In contrast, other traditional high dividend-paying sectors like resources, REITs, and retail have lagged behind, with many underperforming due to slowing economic growth, rising borrowing costs, and restrained consumer spending.
“For retail investors, we expect there has been a switch towards the banking sector as a producer of strong and, for now seemingly stable distributions of capital, away from these other sectors as the market has stalled,” the analysts said.
“The recent increase in the long end of the yield curve, a proxy for bank deposit pricing, has approached the ~5% level … this is the highest risk-free rate achievable in the Australian market for more than a decade,” note the analysts.
The difference between term deposits and Australian bank dividend yields has fallen to levels not seen since 2013 – at just 100 bps.
“At this juncture, we expect a range of investors would be examining the risk/reward dynamics, particularly the narrow compensation for taking equity risk at this juncture in the cycle … we expect the recent flow of funds towards this sector will start to slow as we enter the new year,” the analysts said.
The banking sector faces a significant challenge in the form of subdued revenue growth, according to Citi.
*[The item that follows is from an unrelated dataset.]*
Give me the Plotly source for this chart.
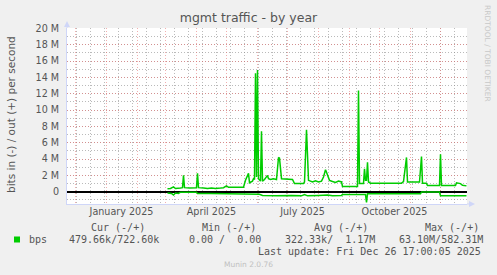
import plotly.graph_objects as go

# ---------------- data ----------------
out_dates = ["2025-03-03", "2025-03-06", "2025-03-09", "2025-03-11", "2025-03-16", "2025-03-18",
             "2025-03-19", "2025-03-20", "2025-03-25", "2025-03-30", "2025-04-01", "2025-04-02",
             "2025-04-03", "2025-04-08", "2025-04-12", "2025-04-16", "2025-04-20", "2025-04-25",
             "2025-04-28", "2025-05-01", "2025-05-03", "2025-05-10", "2025-05-18", "2025-05-20",
             "2025-05-23", "2025-05-24", "2025-05-27", "2025-05-28", "2025-05-29", "2025-05-30",
             "2025-05-31", "2025-06-01", "2025-06-02", "2025-06-04", "2025-06-05", "2025-06-06",
             "2025-06-08", "2025-06-11", "2025-06-12", "2025-06-14", "2025-06-17", "2025-06-20",
             "2025-06-22", "2025-06-23", "2025-06-25", "2025-07-06", "2025-07-08", "2025-07-17",
             "2025-07-18", "2025-07-20", "2025-07-22", "2025-07-26", "2025-07-29", "2025-08-01",
             "2025-08-04", "2025-08-06", "2025-08-08", "2025-08-09", "2025-08-12", "2025-08-15",
             "2025-08-18", "2025-08-21", "2025-08-24", "2025-08-25", "2025-09-09", "2025-09-10",
             "2025-09-11", "2025-09-15", "2025-09-16", "2025-09-17", "2025-09-18", "2025-09-19",
             "2025-09-20", "2025-09-22", "2025-10-23", "2025-10-25", "2025-10-28", "2025-10-29",
             "2025-11-10", "2025-11-12", "2025-11-13", "2025-11-17", "2025-11-18", "2025-11-30",
             "2025-12-01", "2025-12-02", "2025-12-16", "2025-12-17", "2025-12-19", "2025-12-21",
             "2025-12-23", "2025-12-27"]
out_mbps = [0.37, 0.40, 0.60, 0.40, 0.45, 0.50,
            2.00, 0.50, 0.45, 0.42, 0.50, 2.25,
            0.50, 0.45, 0.40, 0.45, 0.40, 0.45,
            0.50, 0.72, 0.55, 0.55, 0.55, 1.40,
            2.25, 1.10, 1.30, 1.60, 1.50, 14.5,
            1.80, 14.9, 1.60, 1.30, 7.40, 1.30,
            1.50, 2.00, 1.60, 1.50, 1.60, 1.50,
            4.20, 4.10, 1.60, 1.50, 1.00, 1.00,
            1.20, 7.60, 1.40, 1.20, 1.35, 1.20,
            1.30, 1.80, 2.70, 2.40, 1.40, 1.25,
            1.15, 1.30, 1.20, 0.65, 0.65, 12.4,
            1.00, 1.00, 2.80, 1.40, 1.40, 3.60,
            1.20, 1.05, 1.05, 1.25, 4.20, 1.20,
            1.20, 4.30, 1.05, 1.05, 0.77, 0.77,
            4.60, 0.77, 0.77, 1.10, 1.05, 1.00,
            0.80, 0.72]

in_dates = ["2025-03-03", "2025-03-07", "2025-03-09", "2025-03-11", "2025-03-14", "2025-03-16",
            "2025-04-01", "2025-04-02", "2025-04-15", "2025-05-01", "2025-05-15", "2025-06-03",
            "2025-06-06", "2025-06-20", "2025-07-05", "2025-07-15", "2025-07-18", "2025-07-21",
            "2025-08-01", "2025-08-10", "2025-08-15", "2025-08-24", "2025-08-25", "2025-09-17",
            "2025-09-18", "2025-09-19", "2025-11-11", "2025-11-12", "2025-11-30", "2025-12-01",
            "2025-12-27"]
in_mbps = [0.15, 0.20, 0.40, 0.15, 0.20, 0.05,
           0.05, 0.22, 0.20, 0.22, 0.20, 0.30,
           0.45, 0.50, 0.45, 0.50, 0.35, 0.50,
           0.45, 0.40, 0.50, 0.45, 0.35, 0.35,
           1.30, 0.25, 0.25, 0.03, 0.03, 0.48,
           0.48]

y_tick_vals = [0, 2e6, 4e6, 6e6, 8e6, 10e6, 12e6, 14e6, 16e6, 18e6, 20e6]
y_tick_text = ["0", "2 M", "4 M", "6 M", "8 M", "10 M", "12 M", "14 M", "16 M", "18 M", "20 M"]
month_starts = ["2024-12-01", "2025-01-01", "2025-02-01", "2025-03-01", "2025-04-01", "2025-05-01",
                "2025-06-01", "2025-07-01", "2025-08-01", "2025-09-01", "2025-10-01", "2025-11-01",
                "2025-12-01"]
x_label_dates = ["2025-01-16", "2025-04-16", "2025-07-16", "2025-10-16"]
x_label_text = ["January 2025", "April 2025", "July 2025", "October 2025"]
x_range = ["2024-11-22 12:00", "2025-12-27 12:00"]

title_text = "mgmt traffic - by year"
y_title = "bits in (-) / out (+) per second"
series_name = "bps"
legend_headers = ["Cur (-/+)", "Min (-/+)", "Avg (-/+)", "Max (-/+)"]
legend_values = ["479.66k/722.60k", "0.00 /  0.00", "322.33k/  1.17M", "63.10M/582.31M"]
last_update = "Last update: Fri Dec 26 17:00:05 2025"
footer = "Munin 2.0.76"
side_text = "RRDTOOL / TOBI OETIKER"

# ---------------- layout geometry ----------------
W, H = 497, 275
L, R, T, B = 67, 30, 28, 71
PW, PH = W - L - R, H - T - B

def px(xp):
    return (xp - L) / PW

def py(yp):
    return (H - B - yp) / PH

GREEN = "#00CC00"
TXT = "#555555"
AXIS = "#CFD6F8"
MGRID = "rgba(230,110,110,0.55)"
GRID = "rgba(140,140,140,0.6)"

fig = go.Figure()
fig.add_trace(go.Scatter(x=out_dates, y=[v * 1e6 for v in out_mbps], mode="lines",
                         line=dict(color=GREEN, width=1.5), showlegend=False, hoverinfo="skip"))
fig.add_trace(go.Scatter(x=in_dates, y=[-v * 1e6 for v in in_mbps], mode="lines",
                         line=dict(color=GREEN, width=1.5), showlegend=False, hoverinfo="skip"))
fig.add_trace(go.Scatter(x=[], y=[], xaxis="x2", showlegend=False, hoverinfo="skip"))

fig.update_layout(
    width=W, height=H,
    margin=dict(l=L, r=R, t=T, b=B, pad=0),
    paper_bgcolor="#F0F0F0", plot_bgcolor="#FFFFFF",
    font=dict(family="DejaVu Sans", size=9.6, color=TXT),
    title=dict(text=title_text, x=0.5, xanchor="center", y=1 - 18 / H, yanchor="middle",
               font=dict(family="DejaVu Sans", size=12.5, color=TXT)),
    xaxis=dict(type="date", range=x_range, tickmode="array", tickvals=month_starts,
               showticklabels=False, ticks="", showgrid=True, gridcolor=MGRID,
               griddash="1px,2px", gridwidth=1,
               minor=dict(tick0="2024-12-02", dtick=14 * 86400000, showgrid=True,
                          gridcolor=GRID, griddash="1px,2px", gridwidth=1, ticks=""),
               showline=True, linecolor=AXIS, linewidth=1, zeroline=False),
    xaxis2=dict(type="date", range=x_range, overlaying="x", anchor="y", side="bottom",
                tickmode="array", tickvals=x_label_dates, ticktext=x_label_text,
                showgrid=False, ticks="", showline=False, zeroline=False,
                tickfont=dict(family="DejaVu Sans", size=9.6, color=TXT)),
    yaxis=dict(range=[-1.5e6, 20.05e6], tickmode="array", tickvals=y_tick_vals,
               ticktext=y_tick_text, ticks="", ticklabelstandoff=5,
               showgrid=True, gridcolor=MGRID, griddash="1px,2px", gridwidth=1,
               minor=dict(dtick=1e6, tick0=0, showgrid=True, gridcolor=GRID,
                          griddash="1px,2px", gridwidth=1, ticks=""),
               zeroline=True, zerolinecolor="#000000", zerolinewidth=1.5,
               showline=True, linecolor=AXIS, linewidth=1,
               tickfont=dict(family="DejaVu Sans", size=9.6, color=TXT)),
)

# axis arrows
shapes = [
    dict(type="line", xref="paper", yref="paper", x0=1, x1=px(471), y0=0, y1=0,
         line=dict(color=AXIS, width=1)),
    dict(type="path", xref="paper", yref="paper",
         path=f"M {px(469)} {py(H-B-3)} L {px(475)} {py(H-B)} L {px(469)} {py(H-B+3)} Z",
         fillcolor=AXIS, line=dict(color=AXIS, width=0)),
    dict(type="line", xref="paper", yref="paper", x0=0, x1=0, y0=1, y1=py(T - 4),
         line=dict(color=AXIS, width=1)),
    dict(type="path", xref="paper", yref="paper",
         path=f"M {px(L-3)} {py(T-1)} L {px(L)} {py(T-7)} L {px(L+3)} {py(T-1)} Z",
         fillcolor=AXIS, line=dict(color=AXIS, width=0)),
    # legend colour box
    dict(type="rect", xref="paper", yref="paper", x0=px(14), x1=px(20), y0=py(236.5), y1=py(242.5),
         fillcolor=GREEN, line=dict(width=0)),
]
fig.update_layout(shapes=shapes)

MONO = dict(family="DejaVu Sans Mono", size=10, color=TXT)
ann = []
ann.append(dict(text=y_title, x=px(11), y=py(115), xref="paper", yref="paper", showarrow=False,
                textangle=-90, xanchor="center", yanchor="middle",
                font=dict(family="DejaVu Sans", size=10.5, color=TXT)))
ann.append(dict(text=side_text, x=px(488), y=py(53), xref="paper", yref="paper", showarrow=False,
                textangle=90, xanchor="center", yanchor="middle",
                font=dict(family="DejaVu Sans", size=7.5, color="#C8C8C8")))
for hx, h in zip([89.3, 200, 311.7, 422.7], legend_headers):
    ann.append(dict(text=h, x=px(hx), y=py(227.7), xref="paper", yref="paper", showarrow=False,
                    xanchor="left", yanchor="middle", font=MONO))
ann.append(dict(text=series_name, x=px(26.7), y=py(239.3), xref="paper", yref="paper",
                showarrow=False, xanchor="left", yanchor="middle", font=MONO))
for vx, v in zip([66.7, 186.7, 282.7, 397.3], legend_values):
    ann.append(dict(text=v.replace(" ", "&nbsp;"), x=px(vx), y=py(239.3), xref="paper", yref="paper",
                    showarrow=False, xanchor="left", yanchor="middle", font=MONO))
ann.append(dict(text=last_update, x=px(482.7), y=py(251.7), xref="paper", yref="paper",
                showarrow=False, xanchor="right", yanchor="middle", font=MONO))
ann.append(dict(text=footer, x=px(248), y=py(264), xref="paper", yref="paper", showarrow=False,
                xanchor="center", yanchor="middle",
                font=dict(family="DejaVu Sans", size=7.5, color="#C0C0C0")))
fig.update_layout(annotations=ann)

fig.write_html("out.html")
This challenge stems from the current competitive pricing environment known as the ‘mortgage war’ to win new borrowers, which is taking place against a backdrop of rising deposit and funding costs.
ANZ’s second-half performance "succinctly" highlights the revenue challenge (the below figures compare the September 2023 half versus March 2023 half):
Mortgage lending rose 4.0% as ANZ continued its market share strategy
Customer deposits rose 5% on competitive term deposits and growth in their new ANZ Plus product
But total revenue down 7% and cash profit down 17%
For the first time since March 2020, there are no Buy recommendations amongst the Big Four Banks. “The current set of PEs are just not reflective of the growth and risk profile of these stocks on a 12-month view,” the analysts said.
Citi is Neutral rated on: Westpac Bank (ASX: WBC) and ANZ (ASX: ANZ).
While Sell rated on: NAB (ASX: NAB) and Commonwealth Bank (ASX: CBA).